One operator on the Marcellus Shale in United States was bewildered, wondering why oversight of fracking might be passed to the U.S. Environmental Protection Agency (Merritt, 2009). The states do a “pretty darn good job,” said one of the operators, when it comes to regulating; states enforce regulations probably better than the EPA would (Merritt, 2009). As the latest Credit Suisse report shows, environmental concerns have played a big part in the quest to unlock the shale gas potential in Europe. Fracking moratoriums have been imposed in France (July 2011), Bulgaria (January 2012) and Romania (May 2012), whilst the Netherlands have put shale gas drilling on hold for a further year as an investigation is carried out into the environmental risks. While further studies are needed considering that this is a new technology, the main problems to date are:
- Induced Seismic Activity.
- Contamination of groundwater.
- Greenhouse gas emissions.
- Water sourcing and disposal.
- The second water issue if that approximately 10-40% of the fluid will return to the surface bringing with it the natural gas and added chemicals.
- NRDC notes that the infrastructure needed to develop oil shale would impose equally serious demands on local landscapes. The group warns that impressive arrays of wildlife would be displaced as land is set aside for oil shale development. And it says that while open pit mining would scar the land, in-situ extraction would require leveling the land and removing all vegetation.
- In addition to the environmental impacts of oil shale, vast amounts of energy are required to support production. In Driving it Home, NRDC cites Rand Corporation estimates that generating 100,000 barrels of shale oil would require 1,200 megawatts of power—or the equivalent of a new power plant capable of serving a city of 500,000 people. Proponents of oil shale have a stated goal of producing one million barrels of the resource per day.
The fracking process uses liquid under high pressure to fracture shale rock, and the water that emerges at the end of the process is highly saline. As a result, desalinating this brackish water could play an important role in limiting the environmental damage caused by the fracking process. To minimize the environmental impact of the remaining brine from inland desalination plants, one option is to use the salt from the brine for industrial purposes, such as the production of hydrogen, chlorine and sodium hydroxide through electrolysis. China, a global leader in the production of salt, already makes extensive use of brine from desalination plants.
5. The Demand Pull From Emerging Markets Keeps Pressure Upstream
Although one would imagine that substitution and efficiency gains should undermine the pace of global oil demand growth in due time, it’s worth noting that even a long stretch of high and rising oil prices has not materially degraded the thirst for more energy across Emerging Markets (EM). Indeed, arguably, a long spell of high and rising prices last decade was required to keep the pace of global growth in check. Global oil demand growth continues to prove much more resilient than consensus expectations. So much so, that in the short- to medium-term. Neither the technology nor policies are in place to derail the current oil demand growth dynamic. Global oil demand trend growth has oscillated around 1% pa through a few economic cycles in the last 18-years. More important is that since 2005 oil consumption in so-called Developed Economies has begun a secular down-trend. EM oil use, however, still grows.

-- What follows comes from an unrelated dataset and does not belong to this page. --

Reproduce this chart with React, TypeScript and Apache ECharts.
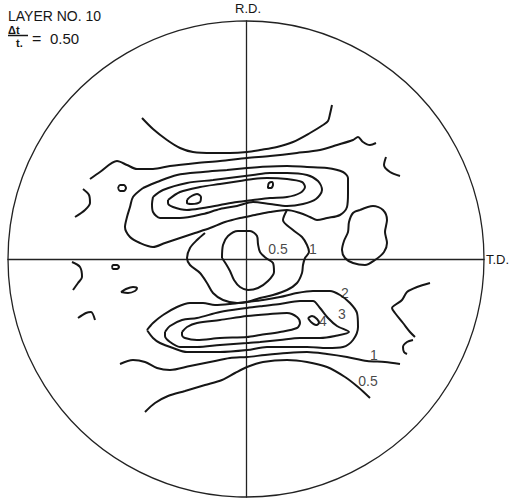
import React, { useEffect, useRef } from "react";
import * as echarts from "echarts";

// Pole-figure coordinates: centre of the projection = (0,0), rim radius = 238 units.
const R = 238;

// ---- upper half ----
const topArc05 = [[-104,141],[-93,130],[-79,119],[-66,111],[-53,107],[-33,106],[-16,106],[1,107],[14,109],[31,112],[47,117],[64,126],[77,134],[82,138],[84,145],[86,154]];
const upperOpen1 = [[-156,80],[-146,87],[-129,98],[-119,94],[-109,90],[-93,90],[-76,93],[-49,96],[-26,98],[1,101],[24,103],[51,106],[74,109],[91,114],[107,119],[112,122],[117,117],[124,114],[130,116]];
const upperRightArc = [[140,102],[138,94],[144,87],[154,83]];
const leftArc = [[-163,70],[-157,64],[-156,56],[-161,49],[-171,42]];
const leftRing = [[-128,71],[-126,74],[-122,74],[-120,71],[-122,68],[-126,68]];
const upperBand1 = [[-103,71],[-89,77],[-69,84],[-43,87],[-19,89],[1,91],[14,92],[41,93],[61,92],[81,91],[97,87],[102,81],[102,66],[101,52],[94,44],[81,41],[71,39],[64,42],[54,46],[41,49],[24,47],[9,44],[-6,41],[-21,37],[-36,31],[-51,26],[-66,21],[-81,16],[-93,12],[-106,16],[-116,22],[-121,32],[-119,42],[-116,52],[-113,62]];
const middle1 = [[41,49],[37,39],[47,29],[56,22],[61,14],[63,7],[59,1],[57,-6],[56,-14],[51,-24],[41,-31],[27,-36],[14,-39],[1,-43],[-9,-44],[-23,-41],[-33,-34],[-39,-24],[-46,-14],[-56,-6],[-59,1],[-56,11],[-49,19],[-41,26]];
const centre05 = [[-24,1],[-23,14],[-18,23],[-8,28],[4,28],[11,23],[12,15],[14,7],[20,1],[27,-4],[28,-13],[22,-22],[12,-29],[2,-31],[-6,-28],[-12,-21],[-16,-12],[-20,-5]];
const upperBand2 = [[-93,62],[-83,69],[-59,76],[-33,79],[-9,82],[7,84],[24,86],[41,86],[61,84],[72,78],[76,69],[70,60],[57,55],[41,53],[24,55],[7,57],[-9,53],[-26,50],[-43,45],[-66,41],[-86,41],[-93,47],[-94,55]];
const upperBand3 = [[-78,59],[-66,67],[-46,72],[-26,75],[-6,78],[7,80],[21,81],[41,80],[56,77],[59,72],[54,66],[41,62],[24,61],[7,59],[-9,57],[-26,54],[-43,51],[-59,49],[-73,52],[-78,56]];
const upperPeakLeft = [[-59,59],[-56,62],[-49,65],[-45,62],[-46,57],[-54,55],[-59,56]];
const upperPeakRight = [[22,73],[23,76],[26,77],[27,74],[25,71],[22,71]];
const rightLobe = [[114,49],[127,53],[137,49],[141,39],[139,27],[141,16],[138,7],[129,-1],[119,-6],[107,-4],[99,1],[96,9],[98,18],[102,27],[103,37],[107,46]];

// ---- lower half ----
const lowerBand2 = [[-99,-71],[-93,-64],[-83,-56],[-69,-48],[-56,-44],[-43,-44],[-31,-46],[-16,-45],[1,-43],[17,-41],[34,-38],[51,-34],[67,-32],[84,-32],[94,-36],[104,-44],[111,-54],[112,-68],[107,-81],[97,-88],[81,-89],[61,-88],[41,-88],[21,-88],[1,-91],[-26,-93],[-59,-93],[-73,-89],[-86,-84],[-93,-79]];
const lowerBand3 = [[-81,-73],[-76,-67],[-64,-61],[-49,-59],[-26,-53],[1,-49],[17,-47],[34,-45],[54,-42],[67,-42],[74,-49],[82,-59],[91,-67],[103,-73],[89,-77],[74,-79],[54,-79],[34,-81],[14,-83],[1,-84],[-26,-86],[-49,-88],[-66,-88],[-76,-83],[-81,-77]];
const lowerBand4 = [[-64,-73],[-59,-68],[-49,-64],[-26,-61],[1,-57],[24,-55],[41,-54],[51,-58],[54,-64],[51,-69],[34,-73],[14,-76],[1,-78],[-26,-79],[-49,-81],[-61,-79],[-64,-76]];
const lowerPeak = [[62,-59],[66,-57],[71,-60],[73,-64],[70,-66],[65,-63]];
const lowerOpen1 = [[-126,-105],[-113,-101],[-101,-103],[-89,-109],[-76,-111],[-56,-107],[-36,-103],[-16,-99],[1,-98],[19,-96],[41,-94],[61,-93],[81,-95],[101,-98],[121,-102],[139,-103],[154,-105]];
const lowerOpen05 = [[-101,-153],[-91,-144],[-78,-137],[-61,-132],[-41,-126],[-24,-121],[-11,-114],[1,-108],[17,-103],[41,-101],[61,-103],[81,-108],[99,-118],[112,-128],[124,-139]];
const rightSquiggle = [[184,-24],[171,-28],[161,-33],[156,-41],[149,-46],[146,-49],[149,-54],[157,-64],[164,-73],[169,-78]];
const rightHook = [[167,-81],[161,-83],[157,-88],[158,-93],[161,-95]];
const leftArcLow = [[-174,-3],[-166,-8],[-164,-18],[-168,-24],[-173,-31]];
const leftRingLow = [[-134,-8],[-133,-6],[-129,-6],[-127,-8],[-129,-10],[-133,-10]];
const leftBlobLow = [[-125,-33],[-120,-30],[-113,-28],[-109,-29],[-111,-32],[-118,-34]];
const leftSquiggleLow = [[-168,-59],[-160,-54],[-155,-53],[-151,-61]];

// contour level labels: [x, y, text]
const levelLabels: [number, number, string][] = [
  [32, 10, "0.5"], [67, 10, "1"], [99, -34, "2"], [96, -55, "3"], [77, -62, "4"], [128, -96, "1"], [122, -122, "0.5"],
];

const openCurves = [topArc05, upperOpen1, upperRightArc, leftArc, middle1, lowerOpen1, lowerOpen05, rightSquiggle, rightHook, leftArcLow, leftSquiggleLow];
const closedCurves = [leftRing, upperBand1, centre05, upperBand2, upperBand3, upperPeakLeft, upperPeakRight, rightLobe, lowerBand2, lowerBand3, lowerBand4, lowerPeak, leftRingLow, leftBlobLow];

export default function App() {
  const ref = useRef<HTMLDivElement>(null);
  useEffect(() => {
    const chart = echarts.init(ref.current!, null, { renderer: "svg" });
    const ink = "#161616";
    const mk = (d: number[][], closed: boolean) => ({
      type: "line",
      data: closed ? [...d, d[0]] : d,
      symbol: "none",
      showSymbol: false,
      smooth: 0.3,
      silent: true,
      color: ink,
      lineStyle: { color: ink, width: 2 },
    });
    const axisCommon = {
      type: "value",
      min: -R,
      max: R,
      axisLine: { show: true, onZero: true, lineStyle: { color: "#222", width: 1.3 } },
      axisTick: { show: false },
      axisLabel: { show: false },
      splitLine: { show: false },
    };
    const font = "'Liberation Sans', Arial, sans-serif";
    chart.setOption({
      animation: false,
      color: [ink],
      grid: { left: 8, top: 21, width: 476, height: 476 },
      xAxis: axisCommon,
      yAxis: axisCommon,
      series: [
        ...openCurves.map((d) => mk(d, false)),
        ...closedCurves.map((d) => mk(d, true)),
        {
          type: "scatter",
          data: levelLabels,
          symbolSize: 0.1,
          silent: true,
          color: ink,
          itemStyle: { color: ink },
          label: {
            show: true,
            position: "inside",
            formatter: (p: any) => p.data[2],
            color: ink,
            textBorderWidth: 0,
            fontSize: 14,
            fontFamily: font,
          },
        },
      ],
      graphic: [
        { type: "circle", shape: { cx: 246, cy: 259, r: 238 }, style: { fill: "none", stroke: "#222", lineWidth: 1.3 }, silent: true },
        { type: "text", left: 8, top: 9, style: { text: "LAYER NO. 10", font: `14px ${font}`, fill: ink } },
        { type: "text", left: 8, top: 24, style: { text: "Δt", font: `bold 11px ${font}`, fill: ink } },
        { type: "line", shape: { x1: 8, y1: 35.5, x2: 28, y2: 35.5 }, style: { stroke: ink, lineWidth: 1.5 } },
        { type: "text", left: 16, top: 37, style: { text: "t.", font: `bold 11px ${font}`, fill: ink } },
        { type: "text", left: 32, top: 30, style: { text: "=", font: `16px ${font}`, fill: ink } },
        { type: "text", left: 50, top: 31, style: { text: "0.50", font: `15px ${font}`, fill: ink } },
        { type: "text", left: 235, top: 2, style: { text: "R.D.", font: `13px ${font}`, fill: ink } },
        { type: "text", left: 486, top: 253, style: { text: "T.D.", font: `13px ${font}`, fill: ink } },
      ],
    });
    return () => chart.dispose();
  }, []);
  return <div ref={ref} style={{ position: "absolute", left: 0, top: 0, width: 511, height: 499, background: "#fff" }} />;
}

Coal was the clear primary energy winner during the commodities “Super Cycle,” while oil mainly priced itself out of the boom. Nevertheless, and despite high prices, between 1995 and 2010 non-OECD (ex-FSU) oil demand growth maintained a steady 4% CAGR. The lasting driver of oil demand growth has been the need for transportation in rapidly industrializing and urbanizing Asian and Middle Eastern economies, of late supplemented by growing oil use linked to expanding resource sectors in South America and Africa.
It is possible that ten years from now, the energy content in US exports of coal and natural gas will be higher than that of its much-reduced net imports of oil. As result, US energy independence it can be a possibility. Nevertheless, even if it can be assumed that oil demand in this country enters into a structural decline and that oil supplies continue to grow dramatically in the next ten years, the US will still need to import about one-sixth of its oil, compared to one-half today. Equally important, the price of oil will probably still find a relatively high floor, which could be near US$90 (real, 2011) per barrel of Brent for at least the next few years, which is the cost of either producing a new “marginal” barrel of oil (shale oil in the US) from out of the ground at a profit or buying it from the world’s main sovereign exporters. While full-cycle upstream costs in the US are eventually likely to deflate, prices will need to stay elevated to elicit historically high spending for years to come. ( Exhibit 6)
In our time, we are living the shale revolution and new technologies are speeding up the extractions of oil and gas all over the world; However, and considering that this is a new way to get energy around the globe, countries face serious problems in their policy and regulations. There have been some concerns raised about contamination of ground water during the fracking process, but this is most likely an avoidable problem as new technologies develop. Nations and politicians should be happy to have large new proven reserves of gas, apart from current producers of Liquefied Natural Gas and the Russians, both of whom will be subjected to unexpected competition.
Exhibit 6 (Source NYMEX)
The need for energy security among nations is key, as is the right of emerging and developing economies to provide enough and reliable energy for their citizens to enjoy the sort of comforts that people in the developed countries take for granted. It is also quite reasonable to expect considerable technical progress in energy generation and storage to occur over the next decade or two. Even when we face uncertainty regarding the environmental problems that shale oil and extraction may bring, policy makers should not be unduly influenced by a single research paper or report, technology and development should not stop and the shale revolution only brings great news for all, cheap energy is always a plus.